Here is the thing. Aside from being fantastically unsafe, the people driven car system we now have is fantastically inefficient. The typical privately owned automobile does nothing 95% of the time, which is why parking is such a hassle. It is also a massive cost for the car owner, and there is the hassle of keeping the vehicle running. Part of the cost is insurance, which is as high as it is because accident prone humans are driving the things.
The marketing plan is to get most folks to stop owning cars. Instead, when ready to go somewhere use your cell phone to order a robocar, which will show up in a few minutes. Tell it your destination and off you go. Take a nap on the way if you like. When finished off it goes to serve another customer. Far greater safety, far less total expense, much less bother, and residential streets freed from endless rows of parked cars. Also reduced will be traffic congestion, much of which occurs when cars get too packed together for klutzy Homo sapiens drivers to maintain speed. The cross communicating robotic carriages will not be so skittish about keeping the highway moving during rush hour. There is evidence that the newest generation of adults is already losing interest in the automobile as the great American status symbol, they being more ecoconscious, urbanized and enthralled with digital tech than horsepower and body styling.

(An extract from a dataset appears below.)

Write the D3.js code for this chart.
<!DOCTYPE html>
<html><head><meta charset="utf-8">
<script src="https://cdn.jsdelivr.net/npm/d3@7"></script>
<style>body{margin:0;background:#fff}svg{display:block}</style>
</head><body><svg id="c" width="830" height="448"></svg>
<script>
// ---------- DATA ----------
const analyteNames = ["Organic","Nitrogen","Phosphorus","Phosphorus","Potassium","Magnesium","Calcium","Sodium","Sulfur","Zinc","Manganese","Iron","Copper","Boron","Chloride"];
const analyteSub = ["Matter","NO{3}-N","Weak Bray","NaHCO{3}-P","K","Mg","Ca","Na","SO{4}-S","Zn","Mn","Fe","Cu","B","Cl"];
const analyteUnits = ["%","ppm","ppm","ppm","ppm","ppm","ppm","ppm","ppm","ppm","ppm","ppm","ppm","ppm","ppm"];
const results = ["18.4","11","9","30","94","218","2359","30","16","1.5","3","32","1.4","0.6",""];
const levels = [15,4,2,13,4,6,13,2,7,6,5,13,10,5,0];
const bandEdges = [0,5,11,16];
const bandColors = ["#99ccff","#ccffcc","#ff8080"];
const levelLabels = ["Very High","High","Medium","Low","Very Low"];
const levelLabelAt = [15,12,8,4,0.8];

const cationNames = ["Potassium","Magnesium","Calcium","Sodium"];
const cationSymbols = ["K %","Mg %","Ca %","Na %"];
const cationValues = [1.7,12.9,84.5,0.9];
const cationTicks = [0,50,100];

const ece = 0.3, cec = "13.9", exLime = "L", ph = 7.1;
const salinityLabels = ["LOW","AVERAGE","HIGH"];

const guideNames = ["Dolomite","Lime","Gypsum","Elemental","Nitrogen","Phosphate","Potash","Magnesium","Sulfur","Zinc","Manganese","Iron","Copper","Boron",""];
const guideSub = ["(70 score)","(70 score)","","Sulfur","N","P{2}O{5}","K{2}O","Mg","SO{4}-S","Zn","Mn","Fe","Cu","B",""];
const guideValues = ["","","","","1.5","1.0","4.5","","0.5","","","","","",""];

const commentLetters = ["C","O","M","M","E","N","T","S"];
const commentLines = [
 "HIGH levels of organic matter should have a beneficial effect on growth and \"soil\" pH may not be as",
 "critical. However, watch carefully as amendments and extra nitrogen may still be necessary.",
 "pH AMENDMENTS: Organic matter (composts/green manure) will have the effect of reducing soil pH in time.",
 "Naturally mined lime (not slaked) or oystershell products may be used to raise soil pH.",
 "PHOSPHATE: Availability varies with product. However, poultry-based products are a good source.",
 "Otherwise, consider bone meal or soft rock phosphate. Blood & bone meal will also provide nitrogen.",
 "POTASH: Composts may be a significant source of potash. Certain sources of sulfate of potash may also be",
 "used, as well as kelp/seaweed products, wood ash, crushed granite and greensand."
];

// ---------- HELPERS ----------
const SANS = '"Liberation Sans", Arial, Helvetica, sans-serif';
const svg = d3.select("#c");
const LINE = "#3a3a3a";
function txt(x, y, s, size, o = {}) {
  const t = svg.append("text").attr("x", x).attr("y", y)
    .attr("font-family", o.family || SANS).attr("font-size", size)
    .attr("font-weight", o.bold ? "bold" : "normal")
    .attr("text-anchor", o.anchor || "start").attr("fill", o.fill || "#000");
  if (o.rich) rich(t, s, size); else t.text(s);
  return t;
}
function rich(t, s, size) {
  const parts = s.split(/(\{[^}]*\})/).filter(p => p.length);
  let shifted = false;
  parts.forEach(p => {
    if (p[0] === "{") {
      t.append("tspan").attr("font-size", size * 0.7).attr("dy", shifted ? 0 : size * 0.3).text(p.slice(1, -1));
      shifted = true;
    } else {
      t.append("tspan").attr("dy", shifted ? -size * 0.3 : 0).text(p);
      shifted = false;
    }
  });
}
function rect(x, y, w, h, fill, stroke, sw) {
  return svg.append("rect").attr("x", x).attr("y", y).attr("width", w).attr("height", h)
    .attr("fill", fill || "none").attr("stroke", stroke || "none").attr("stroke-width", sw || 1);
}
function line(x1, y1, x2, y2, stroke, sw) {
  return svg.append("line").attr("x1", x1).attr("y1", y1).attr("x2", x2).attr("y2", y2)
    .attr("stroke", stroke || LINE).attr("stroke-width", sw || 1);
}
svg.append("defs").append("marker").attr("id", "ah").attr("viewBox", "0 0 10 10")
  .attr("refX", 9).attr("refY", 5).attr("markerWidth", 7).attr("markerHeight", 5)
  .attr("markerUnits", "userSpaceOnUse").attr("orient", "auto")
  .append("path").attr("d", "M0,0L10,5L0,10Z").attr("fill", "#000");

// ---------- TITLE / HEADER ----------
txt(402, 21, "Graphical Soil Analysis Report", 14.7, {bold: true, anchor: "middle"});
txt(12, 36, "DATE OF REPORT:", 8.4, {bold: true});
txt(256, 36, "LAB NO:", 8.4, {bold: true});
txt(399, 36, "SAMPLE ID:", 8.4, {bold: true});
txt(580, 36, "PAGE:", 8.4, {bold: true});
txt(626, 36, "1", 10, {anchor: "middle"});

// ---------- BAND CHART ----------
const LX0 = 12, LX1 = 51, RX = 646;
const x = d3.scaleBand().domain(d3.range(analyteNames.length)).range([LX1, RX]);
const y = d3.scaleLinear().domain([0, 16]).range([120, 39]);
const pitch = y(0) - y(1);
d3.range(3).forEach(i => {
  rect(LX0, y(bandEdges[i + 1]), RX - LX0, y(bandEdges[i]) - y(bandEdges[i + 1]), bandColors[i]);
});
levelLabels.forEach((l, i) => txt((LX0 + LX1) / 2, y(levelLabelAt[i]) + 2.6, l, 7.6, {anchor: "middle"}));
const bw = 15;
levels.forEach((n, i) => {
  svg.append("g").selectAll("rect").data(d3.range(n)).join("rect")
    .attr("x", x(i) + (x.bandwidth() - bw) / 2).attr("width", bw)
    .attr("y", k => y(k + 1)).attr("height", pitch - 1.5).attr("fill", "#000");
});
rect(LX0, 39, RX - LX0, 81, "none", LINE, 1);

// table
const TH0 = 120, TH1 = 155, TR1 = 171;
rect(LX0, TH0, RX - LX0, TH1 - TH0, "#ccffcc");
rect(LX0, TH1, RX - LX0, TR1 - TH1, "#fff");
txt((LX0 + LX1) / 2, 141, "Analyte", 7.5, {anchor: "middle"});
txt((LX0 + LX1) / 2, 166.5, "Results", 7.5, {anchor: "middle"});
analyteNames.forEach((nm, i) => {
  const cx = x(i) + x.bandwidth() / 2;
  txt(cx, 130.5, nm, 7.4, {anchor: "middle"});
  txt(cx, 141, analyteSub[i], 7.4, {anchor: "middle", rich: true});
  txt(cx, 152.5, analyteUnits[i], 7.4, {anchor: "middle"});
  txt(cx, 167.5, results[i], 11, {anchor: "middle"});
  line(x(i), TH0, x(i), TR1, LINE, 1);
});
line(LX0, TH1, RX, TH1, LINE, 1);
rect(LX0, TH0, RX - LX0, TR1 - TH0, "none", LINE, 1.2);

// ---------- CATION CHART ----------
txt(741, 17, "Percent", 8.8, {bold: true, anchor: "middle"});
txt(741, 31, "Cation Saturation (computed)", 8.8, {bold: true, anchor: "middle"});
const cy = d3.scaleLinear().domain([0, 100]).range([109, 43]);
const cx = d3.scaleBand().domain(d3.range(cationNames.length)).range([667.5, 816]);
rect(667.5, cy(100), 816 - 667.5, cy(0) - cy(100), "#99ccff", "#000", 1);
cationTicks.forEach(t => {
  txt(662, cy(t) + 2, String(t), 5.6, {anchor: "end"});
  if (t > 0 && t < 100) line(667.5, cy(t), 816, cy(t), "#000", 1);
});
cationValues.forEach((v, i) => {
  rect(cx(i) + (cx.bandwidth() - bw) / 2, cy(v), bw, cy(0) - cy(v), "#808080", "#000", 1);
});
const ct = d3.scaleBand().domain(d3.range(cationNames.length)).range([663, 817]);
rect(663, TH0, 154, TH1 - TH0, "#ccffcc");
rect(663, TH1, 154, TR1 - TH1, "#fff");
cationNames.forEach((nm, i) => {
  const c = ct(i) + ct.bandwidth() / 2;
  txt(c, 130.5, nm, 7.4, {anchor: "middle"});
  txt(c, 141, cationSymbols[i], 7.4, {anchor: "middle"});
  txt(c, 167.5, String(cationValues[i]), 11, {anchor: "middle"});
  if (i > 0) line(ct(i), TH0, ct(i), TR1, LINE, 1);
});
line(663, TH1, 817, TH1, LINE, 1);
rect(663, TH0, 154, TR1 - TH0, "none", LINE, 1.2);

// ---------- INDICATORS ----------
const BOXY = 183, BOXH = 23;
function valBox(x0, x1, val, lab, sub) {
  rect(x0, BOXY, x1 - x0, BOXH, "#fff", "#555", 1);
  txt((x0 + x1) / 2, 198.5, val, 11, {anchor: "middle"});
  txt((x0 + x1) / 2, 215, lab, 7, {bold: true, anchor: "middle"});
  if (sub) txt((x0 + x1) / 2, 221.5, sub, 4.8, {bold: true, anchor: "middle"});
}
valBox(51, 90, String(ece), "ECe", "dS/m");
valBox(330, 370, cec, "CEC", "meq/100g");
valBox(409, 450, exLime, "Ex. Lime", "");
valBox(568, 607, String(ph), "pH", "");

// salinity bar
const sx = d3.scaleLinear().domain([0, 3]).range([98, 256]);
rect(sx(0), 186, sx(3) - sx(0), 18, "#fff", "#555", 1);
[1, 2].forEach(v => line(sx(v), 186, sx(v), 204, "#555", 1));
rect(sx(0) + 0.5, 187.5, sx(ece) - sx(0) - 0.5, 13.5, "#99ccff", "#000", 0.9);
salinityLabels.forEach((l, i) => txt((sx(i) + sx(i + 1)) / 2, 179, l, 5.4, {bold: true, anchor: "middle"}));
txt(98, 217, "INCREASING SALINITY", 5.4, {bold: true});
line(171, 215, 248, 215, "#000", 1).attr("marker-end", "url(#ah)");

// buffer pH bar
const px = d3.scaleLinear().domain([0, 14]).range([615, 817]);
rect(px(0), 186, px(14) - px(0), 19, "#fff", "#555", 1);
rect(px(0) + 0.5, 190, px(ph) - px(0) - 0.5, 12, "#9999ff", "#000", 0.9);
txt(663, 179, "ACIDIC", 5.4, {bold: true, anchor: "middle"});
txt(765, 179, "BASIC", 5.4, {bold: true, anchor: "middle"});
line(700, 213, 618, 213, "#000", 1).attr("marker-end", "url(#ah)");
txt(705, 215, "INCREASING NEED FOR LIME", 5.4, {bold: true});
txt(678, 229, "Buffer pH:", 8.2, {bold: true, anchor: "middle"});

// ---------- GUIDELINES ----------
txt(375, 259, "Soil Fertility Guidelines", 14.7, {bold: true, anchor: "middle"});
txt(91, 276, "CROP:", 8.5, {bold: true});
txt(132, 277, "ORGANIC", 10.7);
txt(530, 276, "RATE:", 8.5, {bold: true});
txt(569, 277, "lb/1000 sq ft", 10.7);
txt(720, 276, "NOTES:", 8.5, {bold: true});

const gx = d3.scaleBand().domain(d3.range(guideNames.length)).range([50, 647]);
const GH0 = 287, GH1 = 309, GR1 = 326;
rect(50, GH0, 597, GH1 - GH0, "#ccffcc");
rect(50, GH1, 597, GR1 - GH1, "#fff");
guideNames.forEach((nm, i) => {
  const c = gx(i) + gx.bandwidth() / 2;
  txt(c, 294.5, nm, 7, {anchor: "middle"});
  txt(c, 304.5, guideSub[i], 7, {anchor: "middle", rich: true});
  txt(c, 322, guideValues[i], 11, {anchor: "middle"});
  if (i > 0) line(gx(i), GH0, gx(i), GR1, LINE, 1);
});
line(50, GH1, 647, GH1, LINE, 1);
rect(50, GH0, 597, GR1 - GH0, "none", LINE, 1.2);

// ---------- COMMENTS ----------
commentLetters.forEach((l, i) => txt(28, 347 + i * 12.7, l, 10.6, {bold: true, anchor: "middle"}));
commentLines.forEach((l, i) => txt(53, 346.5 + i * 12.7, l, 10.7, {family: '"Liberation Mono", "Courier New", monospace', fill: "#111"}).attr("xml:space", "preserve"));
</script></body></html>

So what is the problem? Specifically job-wise? Think about it. What is a basic way for those without much in the way of skills or education to earn enough money to at least get along? Like the Ignatowski character in the sitcom Taxi, drive a cab. But when the robocars take over hacking will go the way of nonavian dinosaurs. Who will want to ride in a car driven by some human being when the robocars are so much safer. And no rental company -- or their insurers -- will risk placing customers in people driven vehicles. Also eliminated is the risk of cabdrivers being robbed or worse. If and when robocars arrive in a big way there goes about a quarter million American jobs.

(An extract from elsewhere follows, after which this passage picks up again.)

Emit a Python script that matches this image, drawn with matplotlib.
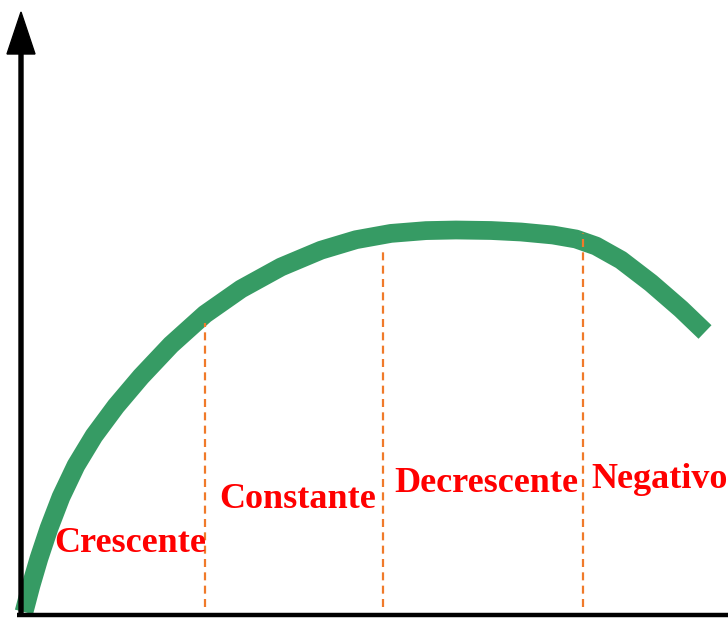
import numpy as np
import matplotlib
matplotlib.use('Agg')
import matplotlib.pyplot as plt

# ------------------------------------------------------
# curve (origin at the corner of the axes)
curve_x = [3, 10, 18, 28, 40, 55, 73, 95, 120, 150, 184, 220, 260, 300, 335, 370, 405, 435, 470, 500, 532, 555, 575, 600, 630, 660, 684]
curve_y = [3, 29.6, 56.8, 86.8, 118, 149.5, 179.2, 208.9, 238.4, 270.2, 300.8, 326, 348, 364.8, 375.3, 381.6, 384.4, 385, 384.5, 383, 380, 376, 369, 355, 332, 306, 283]

# phase boundaries and labels
bound_x = [184, 362, 562]
bound_top = [292, 367, 382]
labels = ['Crescente', 'Constante', 'Decrescente', 'Negativo']
label_x = [109, 277, 465, 639]
label_y = [71, 115, 131, 135]
# ------------------------------------------------------

fig = plt.figure(figsize=(7.28, 6.25), dpi=100)
ax = fig.add_axes([0, 0, 1, 1])
ax.set_xlim(-21, 707)
ax.set_ylim(-10, 615)
ax.axis('off')

# axes drawn by hand: x line without arrow, y line with arrow
ax.plot([-4, 707], [0, 0], color='black', lw=3.2, solid_capstyle='butt', zorder=3)
ax.arrow(0, 0, 0, 603, width=4, head_width=28, head_length=42,
         length_includes_head=True, color='black', zorder=3)

# the green curve
ax.plot(curve_x, curve_y, color='#369b64', lw=13.5, solid_capstyle='butt',
        solid_joinstyle='round', zorder=2)

# dashed boundaries
for bx, bt in zip(bound_x, bound_top):
    ax.plot([bx, bx], [8, bt], color='#f07a2a', lw=1.6, dashes=(3.6, 2.4), zorder=4)

# labels
for t, lx, ly in zip(labels, label_x, label_y):
    ax.text(lx, ly, t, color='#ff0000', fontsize=26, fontweight='bold',
            family='Liberation Serif', ha='center', va='center', zorder=5)

fig.savefig('out.png', dpi=100)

(Less clear is what will happen to automobile production. The number of vehicles in existence at any moment should decline sharply, but those that exist will be used nearly 24/7/365 so they will have to be rapidly replaced. By robofactory workers of course.)
Lots of jobs are so dangerous that they are begging to go robotic. Mining, assembling power line and communication towers, firefighting, soldiers -- you get the drift.
Another great digital job killer is the Internet/Web. Once upon a time there were myriads of little mom and pop stores selling multitudes of items that were hard to get otherwise. Nowadays we can all get the same stuff cheaper via computer. So far the number of jobs lost has outpaced those created, and it is only likely to get worse as smart machines increasingly take on the jobs (such as warehouse item sorting and retrieval) so far created by the Internet shopping system.
Once upon a time papers, magazines, books, broadcast radio and TV, records used to provide jobs and incomes, but internet and web alternatives that few can make a living from are making it hard to get along as a journalist, author or illustrator. The idea that many can make good income by selling stuff over the digital network is a joke for most -- we can't make a living by selling each other T-shirts and nicknacks.